Nicolette Glazer, an immigration lawyer in California, said the order would affect the “vast majority” of the half a million immigrants who entered the United States under the CHNV scheme.

“Only 75,000 affirmative asylum applications were filed, so the vast majority of the CHNV parolees will find themselves without status, work permits, and subject to removal,” she posted on X.

“The chaos will be unreal”.

According to the FR notice as of January 22, 2025, "approximately 532,000" nationals of Venezuela, Haiti, Cuba, and Nicaragua were paroled under the program. Only 75,000 affirmative asylum applications were filed, so the vast majority of the CHNV parolees will find themselves…

— Nicolette Glazer (@NicoletteGlazer) March 21, 2025

Karen Tumlin, director of immigrant rights group Justice Action Center, said the Trump administration was “breaking a commitment the federal government made to the hundreds of thousands” of immigrants and their sponsors in the United States.
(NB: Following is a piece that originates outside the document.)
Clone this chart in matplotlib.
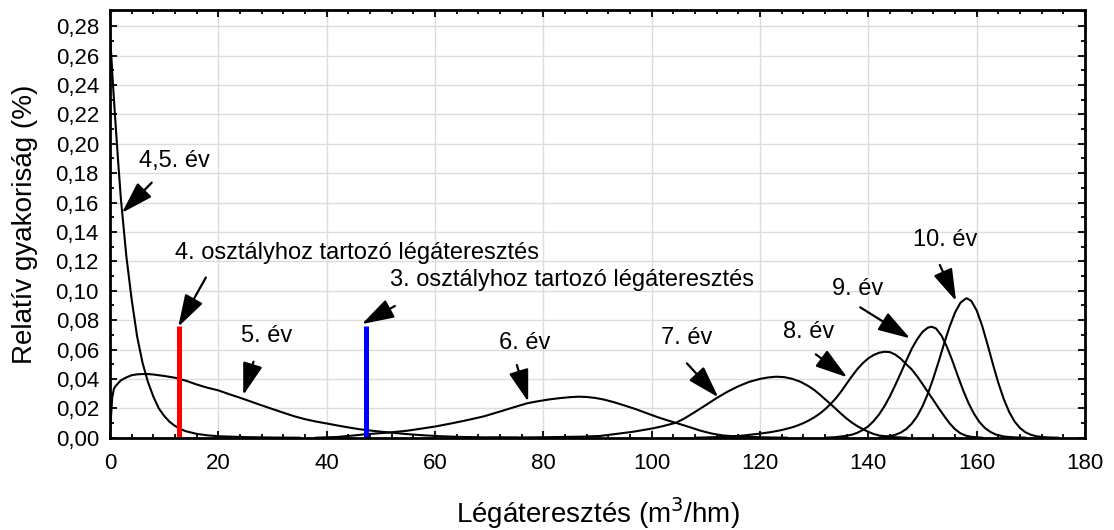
import matplotlib
matplotlib.use("Agg")
import matplotlib.pyplot as plt
from matplotlib.ticker import MultipleLocator, FuncFormatter

plt.rcParams['font.family'] = ['Liberation Sans', 'DejaVu Sans']

# ---- data ----
x_y45 = [0, 0.5, 1, 1.5, 2, 3, 4, 5, 6, 7, 8, 9, 10, 11, 12, 13, 14, 16, 18, 20, 25, 30, 35]
y_y45 = [0.275, 0.243, 0.215, 0.188, 0.163, 0.124, 0.094, 0.069, 0.051, 0.038, 0.028, 0.020,
         0.0148, 0.0108, 0.0080, 0.0059, 0.0044, 0.0026, 0.0016, 0.0010, 0.0004, 0.0001, 0.0]

x_y5 = [0, 0.2, 0.4, 0.7, 1, 1.5, 2, 3, 4, 5, 6, 7, 8, 10, 12, 14, 16, 18, 20, 22, 24, 26, 28,
        30, 32, 34, 36, 38, 40, 42, 44, 46, 48, 50, 52, 55, 58, 61, 65, 70, 75]
y_y5 = [0.0, 0.015, 0.027, 0.033, 0.035, 0.037, 0.039, 0.041, 0.0425, 0.0431, 0.0433, 0.0433,
        0.0430, 0.0420, 0.0408, 0.0388, 0.0362, 0.0340, 0.0322, 0.0296, 0.0272, 0.0246, 0.0220,
        0.0195, 0.0170, 0.0146, 0.0126, 0.0110, 0.0097, 0.0083, 0.0070, 0.0058, 0.0049, 0.0041,
        0.0034, 0.0024, 0.0016, 0.0010, 0.0005, 0.0002, 0.0]

x_y6 = [38, 42, 45, 47, 50, 52, 55, 60, 63, 66, 69, 72, 75, 77, 79, 81, 83, 85, 86.5, 88, 89.5,
        91, 93, 95, 97, 99, 101, 103, 105, 107, 109, 111, 113, 115, 117, 121, 125]
y_y6 = [0.0, 0.0005, 0.0015, 0.0023, 0.0031, 0.0037, 0.0048, 0.0076, 0.0097, 0.0120, 0.0145,
        0.0178, 0.0212, 0.0234, 0.0248, 0.0260, 0.0269, 0.0276, 0.0279, 0.0277, 0.0271, 0.0261,
        0.0242, 0.0219, 0.0195, 0.0168, 0.0141, 0.0117, 0.0095, 0.0072, 0.0048, 0.0029, 0.0016,
        0.0010, 0.0007, 0.0002, 0.0]

x_y7 = [70, 80, 87, 90.5, 96.5, 100, 102, 104.5, 106, 108, 110, 112, 114, 116, 118, 120, 121.5,
        123, 124.5, 126, 127.5, 129, 130, 131, 132, 133, 134, 135, 136, 137, 138, 139, 140, 141,
        142, 144, 147]
y_y7 = [0.0, 0.0003, 0.0007, 0.0012, 0.0040, 0.0062, 0.0078, 0.0102, 0.0130, 0.0175, 0.0222,
        0.0270, 0.0313, 0.0350, 0.0380, 0.0400, 0.0410, 0.0415, 0.0412, 0.0400, 0.0380, 0.0350,
        0.0325, 0.0295, 0.0262, 0.0230, 0.0196, 0.0162, 0.0130, 0.0102, 0.0078, 0.0058, 0.0040,
        0.0025, 0.0015, 0.0005, 0.0]

x_y8 = [108, 113, 117, 120, 122, 124, 126, 127, 128, 129, 130, 131, 132, 133, 134, 135, 136,
        137, 138, 139, 140, 141, 142, 143, 144, 145, 146, 147, 148, 149, 150, 151, 152, 153, 154,
        155, 156, 157, 158, 159, 161]
y_y8 = [0.0, 0.0005, 0.0015, 0.0028, 0.0038, 0.0052, 0.0071, 0.0084, 0.0099, 0.0117, 0.0138,
        0.0163, 0.0193, 0.0228, 0.0268, 0.0315, 0.0368, 0.0420, 0.0468, 0.0508, 0.0540, 0.0563,
        0.0578, 0.0585, 0.0582, 0.0565, 0.0537, 0.0500, 0.0465, 0.0418, 0.0365, 0.0310, 0.0256,
        0.0200, 0.0148, 0.0098, 0.0058, 0.0030, 0.0014, 0.0006, 0.0]

x_y9 = [132, 134, 136, 137, 138, 139, 140, 141, 142, 143, 144, 145, 146, 147, 148, 149, 150,
        151, 151.7, 152.5, 153.5, 154.5, 155.5, 156.5, 157.5, 158.5, 159.5, 160.5, 161.5, 162.5,
        163.5, 165, 167, 169]
y_y9 = [0.0, 0.0004, 0.0013, 0.0021, 0.0034, 0.0053, 0.0078, 0.0114, 0.0159, 0.0216, 0.0283,
        0.0360, 0.0441, 0.0524, 0.0604, 0.0669, 0.0720, 0.0749, 0.0755, 0.0743, 0.0695, 0.0619,
        0.0525, 0.0422, 0.0323, 0.0235, 0.0163, 0.0107, 0.0067, 0.0040, 0.0022, 0.0008, 0.0002,
        0.0]

x_y10 = [142, 144, 145, 146, 147, 148, 149, 150, 151, 152, 153, 154, 155, 156, 157, 158, 158.2,
         159, 160, 161, 162, 163, 164, 165, 166, 167, 168, 169, 170, 171, 172, 173, 175]
y_y10 = [0.0, 0.0012, 0.0020, 0.0035, 0.0059, 0.0095, 0.0145, 0.0214, 0.0300, 0.0405, 0.0520,
         0.0642, 0.0755, 0.0851, 0.0918, 0.0947, 0.0948, 0.0931, 0.0866, 0.0763, 0.0635, 0.0500,
         0.0373, 0.0263, 0.0175, 0.0110, 0.0066, 0.0037, 0.0020, 0.0010, 0.0005, 0.0002, 0.0]

class_x = [12.8, 47.2]          # 4. and 3. class air permeability
class_top = 0.076
class_colors = ['#ff0000', '#0000ff']

labels = ['4,5. év', '4. osztályhoz tartozó légáteresztés', '3. osztályhoz tartozó légáteresztés',
          '5. év', '6. év', '7. év', '8. év', '9. év', '10. év']
label_pos = [(11.9, 0.188, 'center'), (12.0, 0.1256, 'left'), (51.7, 0.107, 'left'),
             (29.0, 0.0692, 'center'), (76.6, 0.0641, 'center'), (106.5, 0.0676, 'center'),
             (128.9, 0.0721, 'center'), (138.1, 0.1014, 'center'), (154.1, 0.1343, 'center')]
arrow_from = [(7.7, 0.1735), (17.7, 0.109), (52.6, 0.0896), (26.5, 0.0517), (75.1, 0.0495),
              (106.5, 0.0506), (130.3, 0.0567), (138.5, 0.0887), (153.2, 0.1175)]
arrow_to = [(2.2, 0.153), (12.6, 0.0755), (46.5, 0.0773), (24.6, 0.029), (77.2, 0.0245),
            (112.3, 0.0275), (136.1, 0.0411), (147.7, 0.0676), (156.2, 0.093)]

xticks = list(range(0, 181, 20))
yticks = [i * 0.02 for i in range(15)]

# ---- figure ----
fig = plt.figure(figsize=(11.14, 5.30), dpi=100)
ax = fig.add_axes([110 / 1114, (530 - 437.7) / 530, 975 / 1114, 427.7 / 530])

ax.set_xlim(0, 180)
ax.set_ylim(0, 0.291)
ax.set_xticks(xticks)
ax.set_yticks(yticks)
ax.xaxis.set_minor_locator(MultipleLocator(4))
ax.yaxis.set_minor_locator(MultipleLocator(0.01))
ax.yaxis.set_major_formatter(FuncFormatter(lambda v, p: f"{v:.2f}".replace('.', ',')))
ax.xaxis.set_major_formatter(FuncFormatter(lambda v, p: f"{v:.0f}"))
ax.grid(True, which='major', color='#dcdcdc', lw=1.0)
ax.set_axisbelow(True)
ax.tick_params(which='both', direction='in', top=True, right=True, width=1.3, color='black')
ax.tick_params(which='major', length=5, labelsize=16)
ax.tick_params(axis='x', which='major', pad=11)
ax.tick_params(axis='y', which='major', pad=8)
ax.tick_params(which='minor', length=3)
for s in ax.spines.values():
    s.set_linewidth(2)
    s.set_zorder(5)

for xs, ys in [(x_y45, y_y45), (x_y5, y_y5), (x_y6, y_y6), (x_y7, y_y7), (x_y8, y_y8),
               (x_y9, y_y9), (x_y10, y_y10)]:
    ax.plot(xs, ys, color='black', lw=1.5, zorder=3, solid_joinstyle='round')

for cx, cc in zip(class_x, class_colors):
    ax.plot([cx, cx], [0, class_top], color=cc, lw=3.6, zorder=4, solid_capstyle='butt')

for lab, (tx, ty, ha), a0, a1 in zip(labels, label_pos, arrow_from, arrow_to):
    ax.text(tx, ty, lab, ha=ha, va='center', fontsize=17, zorder=6)
    ax.annotate('', xy=a1, xytext=a0,
                arrowprops=dict(arrowstyle='-|>,head_length=0.9,head_width=0.28',
                                mutation_scale=22, lw=1.6, color='black',
                                shrinkA=0, shrinkB=0), zorder=6)

ax.set_xlabel('Légáteresztés (m$^3$/hm)', fontsize=20)
ax.set_ylabel('Relatív gyakoriság (%)', fontsize=20)
ax.xaxis.set_label_coords(0.5, -0.135)
ax.yaxis.set_label_coords(-0.074, 0.5)

fig.savefig('out.png', dpi=100)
“Suddenly revoking the lawful status of hundreds of thousands of CHNV humanitarian parole recipients is going to cause needless chaos and heartbreak for families and communities across the country,” she said in a statement.

Trump last weekend invoked rare wartime legislation to fly more than 200 alleged members of a Venezuelan gang to El Salvador, which has offered to imprison migrants and even US citizens at a discount.

More than seven million Venezuelans have fled their country over the last decade as the oil-rich country’s economy implodes under leftist leader Nicolas Maduro, a bugbear of Washington who has faced major sanctions.